Judge Carlton Wayne Reeves of the US District Court for the Southern District of Mississippi called for more diversity in the federal courts, arguing that a more diverse judicial system ensures justice for all.
“When politicians attack courts as ‘dangerous,’ ‘political’ and guilty of ‘egregious overreach,’ you can hear the Klan’s lawyers, assailing officers of the court across the South,” Reeves told an audience at University of Virginia Law School on Thursday while accepting the school’s Thomas Jefferson Foundation Medal.
For his remarks, Reeves, was nominated by President Barack Obama in 2010, quoted directly from Trump’s tweets, campaign speeches and interviews, although he did not specifically name Trump in his speech.
“When the powerful accuse courts of ‘opening up our country to potential terrorists’ you can hear the Southern Manifesto’s authors smearing the judiciary for simply upholding the rights of black folk,” Reeves said, adding, “And when the Executive Branch calls our courts and their work ‘stupid,’ ‘horrible,’ ‘ridiculous,’ ‘incompetent,’ ‘a laughingstock,’ and a ‘complete and total disgrace,’ you can hear the slurs and threats of executives like George Wallace echoing into the present.”
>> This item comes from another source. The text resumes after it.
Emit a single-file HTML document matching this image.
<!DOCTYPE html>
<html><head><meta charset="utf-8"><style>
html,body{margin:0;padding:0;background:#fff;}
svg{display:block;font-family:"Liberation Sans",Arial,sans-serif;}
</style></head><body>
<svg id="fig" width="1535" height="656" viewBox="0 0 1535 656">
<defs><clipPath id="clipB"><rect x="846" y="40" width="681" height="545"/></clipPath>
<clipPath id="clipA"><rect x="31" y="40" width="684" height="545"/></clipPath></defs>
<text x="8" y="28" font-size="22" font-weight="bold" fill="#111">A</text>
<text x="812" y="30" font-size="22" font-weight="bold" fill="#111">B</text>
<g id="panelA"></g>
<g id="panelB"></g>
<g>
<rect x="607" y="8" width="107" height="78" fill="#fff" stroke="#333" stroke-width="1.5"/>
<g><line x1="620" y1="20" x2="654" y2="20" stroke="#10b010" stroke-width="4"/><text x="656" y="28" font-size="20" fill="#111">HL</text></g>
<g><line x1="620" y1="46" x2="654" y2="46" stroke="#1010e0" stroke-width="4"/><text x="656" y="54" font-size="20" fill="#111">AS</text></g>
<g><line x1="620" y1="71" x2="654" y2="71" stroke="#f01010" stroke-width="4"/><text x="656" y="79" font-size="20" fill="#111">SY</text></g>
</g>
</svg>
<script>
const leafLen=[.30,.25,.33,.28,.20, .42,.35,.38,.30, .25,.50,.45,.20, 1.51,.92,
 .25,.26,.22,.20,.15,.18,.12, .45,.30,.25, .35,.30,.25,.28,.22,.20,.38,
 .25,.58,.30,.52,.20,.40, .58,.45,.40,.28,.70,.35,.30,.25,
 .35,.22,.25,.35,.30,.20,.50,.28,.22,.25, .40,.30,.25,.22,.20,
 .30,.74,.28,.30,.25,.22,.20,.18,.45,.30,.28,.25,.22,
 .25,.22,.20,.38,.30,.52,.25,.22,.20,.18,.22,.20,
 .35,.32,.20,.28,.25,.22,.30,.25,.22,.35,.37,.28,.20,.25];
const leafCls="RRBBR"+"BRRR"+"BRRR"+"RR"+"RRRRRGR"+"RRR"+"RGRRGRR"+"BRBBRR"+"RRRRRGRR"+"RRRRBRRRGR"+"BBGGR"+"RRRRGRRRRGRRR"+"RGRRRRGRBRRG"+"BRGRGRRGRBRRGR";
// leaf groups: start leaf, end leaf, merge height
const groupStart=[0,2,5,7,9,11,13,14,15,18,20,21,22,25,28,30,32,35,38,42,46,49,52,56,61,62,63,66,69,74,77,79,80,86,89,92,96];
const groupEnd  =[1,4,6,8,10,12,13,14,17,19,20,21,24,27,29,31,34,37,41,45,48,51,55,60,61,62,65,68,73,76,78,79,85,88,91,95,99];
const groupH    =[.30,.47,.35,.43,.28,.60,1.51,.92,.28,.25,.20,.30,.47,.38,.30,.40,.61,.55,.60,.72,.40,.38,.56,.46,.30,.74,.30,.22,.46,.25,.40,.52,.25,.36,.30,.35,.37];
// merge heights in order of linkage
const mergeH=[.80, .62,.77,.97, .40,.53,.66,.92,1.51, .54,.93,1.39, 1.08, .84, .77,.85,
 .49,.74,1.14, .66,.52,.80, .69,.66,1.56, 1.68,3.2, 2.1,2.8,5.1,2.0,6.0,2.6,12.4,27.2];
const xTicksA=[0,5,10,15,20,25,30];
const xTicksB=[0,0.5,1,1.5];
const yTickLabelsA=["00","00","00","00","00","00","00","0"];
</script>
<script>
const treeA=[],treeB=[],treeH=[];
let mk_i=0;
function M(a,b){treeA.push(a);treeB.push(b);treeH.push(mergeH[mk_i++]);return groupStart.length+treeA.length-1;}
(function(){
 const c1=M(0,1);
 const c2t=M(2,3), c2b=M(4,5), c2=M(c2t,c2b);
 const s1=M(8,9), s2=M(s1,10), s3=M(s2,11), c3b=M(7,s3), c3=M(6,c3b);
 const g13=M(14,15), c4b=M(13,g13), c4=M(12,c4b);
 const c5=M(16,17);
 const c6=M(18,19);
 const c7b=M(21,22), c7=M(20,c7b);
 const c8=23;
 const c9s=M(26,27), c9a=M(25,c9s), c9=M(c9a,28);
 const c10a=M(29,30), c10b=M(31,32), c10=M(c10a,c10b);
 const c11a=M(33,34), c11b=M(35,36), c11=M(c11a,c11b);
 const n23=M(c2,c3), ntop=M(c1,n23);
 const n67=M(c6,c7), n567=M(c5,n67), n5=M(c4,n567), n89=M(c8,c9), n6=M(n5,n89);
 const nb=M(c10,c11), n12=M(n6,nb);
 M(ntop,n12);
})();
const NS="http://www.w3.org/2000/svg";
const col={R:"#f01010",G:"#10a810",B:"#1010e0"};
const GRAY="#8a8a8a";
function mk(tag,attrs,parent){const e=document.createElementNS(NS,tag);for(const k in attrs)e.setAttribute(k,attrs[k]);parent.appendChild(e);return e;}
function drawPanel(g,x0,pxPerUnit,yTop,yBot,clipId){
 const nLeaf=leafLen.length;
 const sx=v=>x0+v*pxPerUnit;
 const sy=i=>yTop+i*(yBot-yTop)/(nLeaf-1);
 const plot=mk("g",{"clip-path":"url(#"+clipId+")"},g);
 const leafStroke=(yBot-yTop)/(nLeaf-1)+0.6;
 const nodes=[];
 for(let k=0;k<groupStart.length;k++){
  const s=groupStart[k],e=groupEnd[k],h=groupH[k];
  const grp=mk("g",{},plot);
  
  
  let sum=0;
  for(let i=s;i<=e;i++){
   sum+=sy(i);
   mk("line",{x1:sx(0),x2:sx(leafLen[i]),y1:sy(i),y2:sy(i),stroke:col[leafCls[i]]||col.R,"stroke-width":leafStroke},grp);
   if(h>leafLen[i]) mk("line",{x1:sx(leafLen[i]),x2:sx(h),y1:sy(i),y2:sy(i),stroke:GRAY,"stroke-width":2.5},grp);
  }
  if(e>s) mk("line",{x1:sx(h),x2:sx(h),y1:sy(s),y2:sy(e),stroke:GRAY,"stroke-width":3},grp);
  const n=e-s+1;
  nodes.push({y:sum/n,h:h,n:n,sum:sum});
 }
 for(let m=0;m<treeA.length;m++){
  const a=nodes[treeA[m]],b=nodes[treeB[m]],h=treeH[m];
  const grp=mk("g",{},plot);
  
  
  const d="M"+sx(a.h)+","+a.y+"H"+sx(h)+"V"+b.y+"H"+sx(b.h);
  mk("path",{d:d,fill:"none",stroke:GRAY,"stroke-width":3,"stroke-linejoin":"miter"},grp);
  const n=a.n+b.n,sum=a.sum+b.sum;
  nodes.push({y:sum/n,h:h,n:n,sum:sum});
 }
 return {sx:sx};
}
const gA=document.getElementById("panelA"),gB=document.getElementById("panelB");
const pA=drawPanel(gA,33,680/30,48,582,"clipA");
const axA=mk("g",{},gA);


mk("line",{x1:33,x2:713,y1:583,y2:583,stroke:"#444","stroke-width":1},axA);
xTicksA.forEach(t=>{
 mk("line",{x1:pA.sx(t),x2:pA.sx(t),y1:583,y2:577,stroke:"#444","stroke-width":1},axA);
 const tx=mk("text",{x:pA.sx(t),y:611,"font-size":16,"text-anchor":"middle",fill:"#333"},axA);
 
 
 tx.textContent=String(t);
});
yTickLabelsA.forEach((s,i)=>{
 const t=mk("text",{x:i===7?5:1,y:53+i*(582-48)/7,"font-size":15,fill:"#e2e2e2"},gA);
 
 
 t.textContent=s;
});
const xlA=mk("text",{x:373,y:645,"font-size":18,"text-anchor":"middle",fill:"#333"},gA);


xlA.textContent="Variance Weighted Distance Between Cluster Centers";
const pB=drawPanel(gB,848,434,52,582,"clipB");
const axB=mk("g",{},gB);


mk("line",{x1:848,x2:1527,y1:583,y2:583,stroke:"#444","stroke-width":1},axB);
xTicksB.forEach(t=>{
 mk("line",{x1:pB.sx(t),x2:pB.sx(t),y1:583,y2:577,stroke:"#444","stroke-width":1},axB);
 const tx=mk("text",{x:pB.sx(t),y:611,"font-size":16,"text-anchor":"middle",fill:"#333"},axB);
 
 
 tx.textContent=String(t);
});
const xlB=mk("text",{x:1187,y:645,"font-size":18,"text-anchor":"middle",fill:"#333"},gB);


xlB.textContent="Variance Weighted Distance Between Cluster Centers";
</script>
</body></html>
BuzzFeed first reported on his remarks.
It is exceedingly rare for a sitting judge to launch an attack against a sitting president. The White House did not immediately respond to a request for comment.
Reeves particularly noted Trump’s attacks against US District Court Judge Gonzalo Curiel, a federal district judge in the Southern District of California. During the 2016 campaign, Trump had accused Curiel, who was born in the US, of having an “inherent conflict of interest” in a lawsuit against Trump University lawsuit because of his Mexican heritage.
“I know what I heard when a federal judge was called ‘very biased and unfair’ because he is ‘of Mexican heritage,'” Reeves said, quoting again from Trump. “When that judge’s ethnicity was said to prevent his issuing ‘fair rulings.’ When that judge was called a ‘hater’ simply because he is Latino.”
“I heard the words of James Eastland, a race-baiting politician, empowered by the falsehood of white supremacy, questioning the judicial temperament of a man solely because of the color of his skin. I heard those words, and I did not know if it was 1967 or 2017,” Reeves said.
Reeves shared that he has been sent “countless letters of hatred” containing insults, profanity and threats aimed to “bully and scare judges who look like me from the judiciary.”
The judge also castigated Trump’s administration for its lack of racial and gender diversity in its judicial nominations.
“There is no excuse for this exclusion of minority experiences from our courts,” said Reeves, who became Mississippi’s second black federal judge in its history.
Reeves added that “courts can and should be criticized” because “judges get it wrong — all the time. That includes me.”
“But the slander and falsehoods thrown at courts today are not those of a critic seeking to improve the judiciary’s search for truth. They are words of an attacker, seeking to distort and twist that search toward falsehood.”